Le seuil à franchir pour déclencher et prolonger des mesures d'urgence a déjà été abaissé, et il risque de l'être encore davantage dans les années à venir. Le droit international relatif aux droits humains stipule clairement que les mesures exceptionnelles ne peuvent être appliquées que dans des circonstances réellement exceptionnelles – à savoir « [en] cas de guerre ou en cas d’autre danger public menaçant la vie de la nation », mais l’idée selon laquelle l’Europe serait confrontée à un danger permanent commence à s’enraciner.
Dans de nombreux pays d'Europe, en particulier ceux dont l'histoire a peu été marquée par le terrorisme, des gouvernements radicaux de quelque bord politique que ce soit seront tentés, et de plus en plus capables, d'imposer l'état d'urgence en réaction à la première attaque terroriste grave à laquelle ils seront confrontés. Ces gouvernements jouiront d’un large éventail de pouvoirs considérables qu’ils ne se contenteront vraisemblablement pas d’exercer sur les seules personnes impliquées dans des actes terroristes.

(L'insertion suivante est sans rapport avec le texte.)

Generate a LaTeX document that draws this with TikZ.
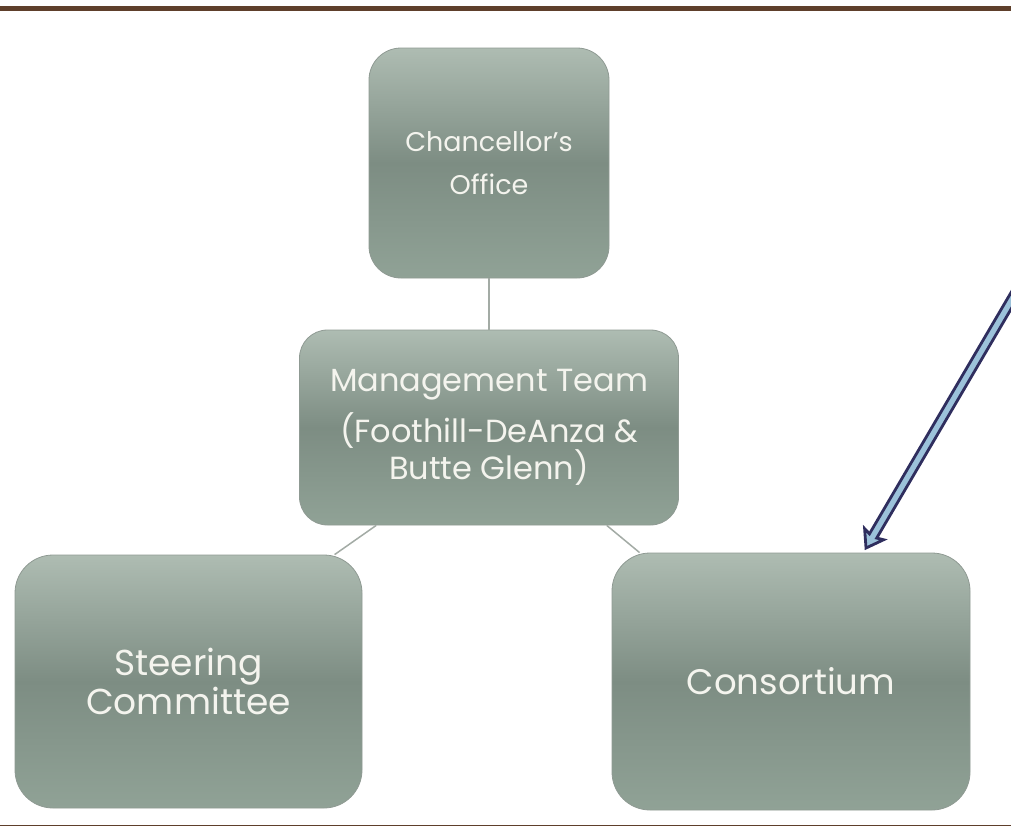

Ne renonçons pas aux droits humains
C’est déjà le cas en France, où la prolongation – par un parti politique traditionnel – de pouvoirs exceptionnels, bien au-delà de la période d’incertitude qui a suivi les attentats de Paris, a amplement contribué à faire accepter l’idée qu’une menace générale d’attentats terroristes menace l’existence même de la nation.
Mais aujourd’hui, cette menace pesant sur l’existence d’une nation – sa cohésion sociale, le fonctionnement des institutions démocratiques, le respect des droits humains et de l’état de droit – n’est pas due à des actes isolés commis par des personnes appartenant à une frange criminelle et violente de la société, même si celles-ci souhaitent détruire ces institutions et remettre en cause ces principes ; elle provient des gouvernements et des sociétés qui sont prêts à renoncer à leurs propres valeurs pour les combattre.
Tous les États, et en particulier les États membres de l'UE, doivent renouveler leur engagement, dans la loi et dans la pratique, à respecter leurs obligations internationales en matière de droits humains dans le cadre de la lutte contre le terrorisme. La régression continue de nombreux aspects de la protection des droits au sein de l'UE doit cesser.